Making endo-cyclizations favorable again: A conceptually new synthetic approach to benzotriazoles via azide group directed lithiation/cyclization of 2-azidoaryl bromides
Ageshina, Alexandra A.,Chesnokov, Gleb A.,Topchiy, Maxim A.,Alabugin, Igor V.,Nechaev, Mikhail S.,Asachenko, Andrey F.

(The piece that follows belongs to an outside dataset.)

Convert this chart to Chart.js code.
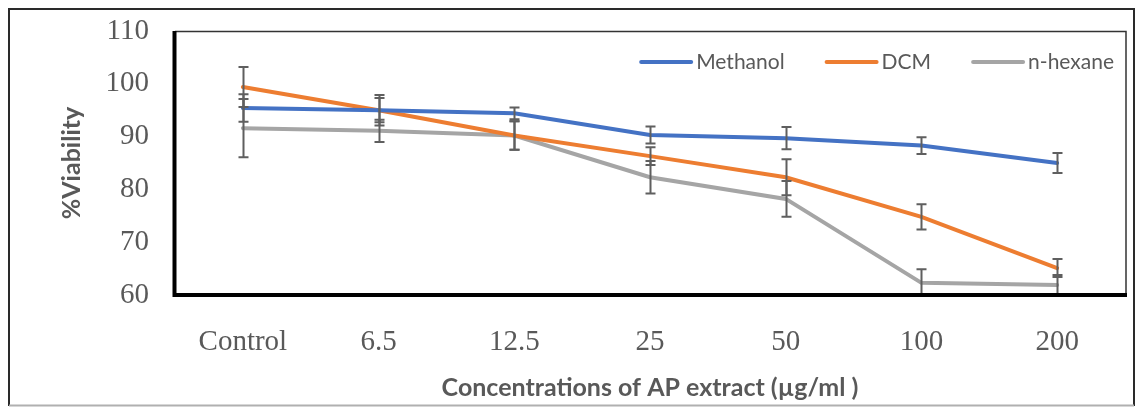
<!DOCTYPE html>
<html>
<head>
<meta charset="utf-8">
<script src="https://cdn.jsdelivr.net/npm/chart.js@4.4.0/dist/chart.umd.min.js"></script>
<style>
  html, body { margin: 0; padding: 0; background: #fff; }
  canvas { display: block; }
</style>
</head>
<body>
<canvas id="graficoViabilidade" width="1141" height="407"></canvas>
<script>
// Dados
const categorias = ["Control", "6.5", "12.5", "25", "50", "100", "200"];
const metanol = [95.4, 95.0, 94.4, 90.3, 89.7, 88.3, 85.0];
const metanolErro = [2.6, 2.3, 1.1, 1.6, 2.1, 1.6, 1.9];
const dcm = [99.4, 95.0, 90.2, 86.3, 82.3, 74.8, 65.1];
const dcmErro = [3.8, 2.9, 2.7, 1.7, 3.4, 2.4, 1.7];
const hexano = [91.6, 91.1, 90.2, 82.3, 78.2, 62.3, 61.9];
const hexanoErro = [5.5, 2.1, 2.7, 3.1, 3.4, 2.6, 1.9];
const ticksY = [60, 70, 80, 90, 100, 110];

const corTexto = "#595959";

// Moldura externa da figura
const molduraPlugin = {
  id: "moldura",
  beforeDraw(chart) {
    const ctx = chart.ctx;
    ctx.save();
    ctx.fillStyle = "#fff";
    ctx.fillRect(0, 0, chart.width, chart.height);
    ctx.lineWidth = 2;
    ctx.strokeStyle = "#2a2a2a";
    ctx.beginPath();
    ctx.moveTo(9, 406);
    ctx.lineTo(9, 9);
    ctx.lineTo(1134, 9);
    ctx.lineTo(1134, 406);
    ctx.stroke();
    ctx.strokeStyle = "#b0b0b0";
    ctx.beginPath();
    ctx.moveTo(9, 405.5);
    ctx.lineTo(1134, 405.5);
    ctx.stroke();
    ctx.restore();
  },
};

// Barras de erro desenhadas com as escalas do gráfico
const errosPlugin = {
  id: "erros",
  afterDatasetsDraw(chart) {
    const ctx = chart.ctx;
    const area = chart.chartArea;
    const x = chart.scales.x;
    const y = chart.scales.y;
    ctx.save();
    ctx.beginPath();
    ctx.rect(area.left, area.top, area.right - area.left, area.bottom - area.top);
    ctx.clip();
    ctx.strokeStyle = "#5f5f5f";
    ctx.lineWidth = 2;
    chart.data.datasets.forEach((ds) => {
      ds.data.forEach((v, i) => {
        const e = ds.erro[i];
        const px = Math.round(x.getPixelForValue(i)) + 0.5;
        const y1 = y.getPixelForValue(v + e);
        const y2 = y.getPixelForValue(v - e);
        ctx.beginPath();
        ctx.moveTo(px, y1);
        ctx.lineTo(px, y2);
        ctx.moveTo(px - 5, y1);
        ctx.lineTo(px + 5, y1);
        ctx.moveTo(px - 5, y2);
        ctx.lineTo(px + 5, y2);
        ctx.stroke();
      });
    });
    ctx.restore();
  },
  afterDraw(chart) {
    const ctx = chart.ctx;
    const a = chart.chartArea;
    ctx.save();
    // bordas finas em cima e à direita
    ctx.strokeStyle = "#333";
    ctx.lineWidth = 1.5;
    ctx.beginPath();
    ctx.moveTo(a.left, a.top + 0.5);
    ctx.lineTo(a.right + 1, a.top + 0.5);
    ctx.lineTo(a.right + 1, a.bottom);
    ctx.stroke();
    // bordas grossas à esquerda e embaixo
    ctx.strokeStyle = "#000";
    ctx.lineWidth = 4;
    ctx.beginPath();
    ctx.moveTo(a.left - 0.5, a.top);
    ctx.lineTo(a.left - 0.5, a.bottom);
    ctx.lineTo(a.right + 2, a.bottom);
    ctx.stroke();

    // legenda dentro da área do gráfico
    ctx.font = "21px Lato";
    ctx.textBaseline = "middle";
    ctx.textAlign = "left";
    const itens = chart.data.datasets;
    const linha = 50, espaco = 5, gap = 42;
    let total = 0;
    itens.forEach((ds, i) => {
      total += linha + espaco + ctx.measureText(ds.label).width + (i < itens.length - 1 ? gap : 0);
    });
    let px = 1114 - total;
    const py = 62;
    itens.forEach((ds) => {
      ctx.strokeStyle = ds.borderColor;
      ctx.lineWidth = 4;
      ctx.lineCap = "round";
      ctx.beginPath();
      ctx.moveTo(px, py);
      ctx.lineTo(px + linha, py);
      ctx.stroke();
      ctx.fillStyle = corTexto;
      ctx.fillText(ds.label, px + linha + espaco, py);
      px += linha + espaco + ctx.measureText(ds.label).width + gap;
    });
    ctx.restore();
  },
};

const ctx = document.getElementById("graficoViabilidade").getContext("2d");

new Chart(ctx, {
  type: "line",
  data: {
    labels: categorias,
    datasets: [
      { label: "Methanol", data: metanol, erro: metanolErro, borderColor: "#4472C4" },
      { label: "DCM", data: dcm, erro: dcmErro, borderColor: "#ED7D31" },
      { label: "n-hexane", data: hexano, erro: hexanoErro, borderColor: "#A5A5A5" },
    ],
  },
  options: {
    responsive: false,
    animation: false,
    devicePixelRatio: 1,
    layout: { padding: { left: 0, top: 31, right: 16, bottom: 0 } },
    elements: {
      line: { borderWidth: 4, tension: 0, borderCapStyle: "round" },
      point: { radius: 0, hoverRadius: 0 },
    },
    plugins: {
      legend: { display: false },
      tooltip: { enabled: false },
    },
    scales: {
      x: {
        offset: true,
        grid: { display: false, drawTicks: false },
        border: { display: false },
        ticks: {
          padding: 30,
          color: corTexto,
          font: { family: "Liberation Serif", size: 29 },
        },
        title: {
          display: true,
          text: "Concentrations of AP extract (\u00b5g/ml )",
          color: corTexto,
          font: { family: "Lato", size: 25, weight: "bold" },
          padding: { top: 0, bottom: 4 },
        },
        afterFit: (s) => { s.height = 112; },
      },
      y: {
        min: 60,
        max: 110,
        afterBuildTicks: (s) => { s.ticks = ticksY.map((v) => ({ value: v })); },
        grid: { display: false, drawTicks: false },
        border: { display: false },
        ticks: {
          padding: 26,
          color: corTexto,
          font: { family: "Liberation Serif", size: 29 },
        },
        title: {
          display: true,
          text: "%Viability",
          color: corTexto,
          font: { family: "Lato", size: 25, weight: "bold" },
          padding: { top: 57, bottom: 0 },
        },
        afterFit: (s) => {
          s.width = 175;
          s.paddingTop = 0;
          s.paddingBottom = 0;
        },
      },
    },
  },
  plugins: [molduraPlugin, errosPlugin],
});
</script>
</body>
</html>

, p. 4523 - 4534 (2019/05/17)
Although benzotriazoles are important and ubiquitous, currently there is only one conceptual approach to their synthesis: bridging the two ortho-amino groups with an electrophilic nitrogen atom. Herein, we disclose a new practical alternative-the endo-cyclization of 2-azidoaryl lithiums obtained in situ from 2-azido-aryl bromides. The scope of the reaction is illustrated using twenty-four examples with a variety of alkyl, alkoxy, perfluoroalkyl, and halogen substituents. We found that the directing effect of the azide group allows selective metal-halogen exchange in aryl azides containing several bromine atoms. Furthermore, (2-bromophenyl)diazomethane undergoes similar cyclization to give an indazole. Thus, cyclizations of aryl lithiums containing an ortho-X = Y = Z group emerge as a new general approach for the synthesis of aromatic heterocycles. DFT computations suggested that the observed endo-selectivity applies to the anionic cyclizations of other functionalities that undergo "1,1-additions" (i.e., azides, diazo compounds, and isonitriles). In contrast, cyclizations with the heteroatomic functionalities that follow the "1,2-addition" pattern (cyanates, thiocyanates, isocyanates, isothiocyanates, and nitriles) prefer the exo-cyclization path. Hence, such reactions expand the current understanding of stereoelectronic factors in anionic cyclizations.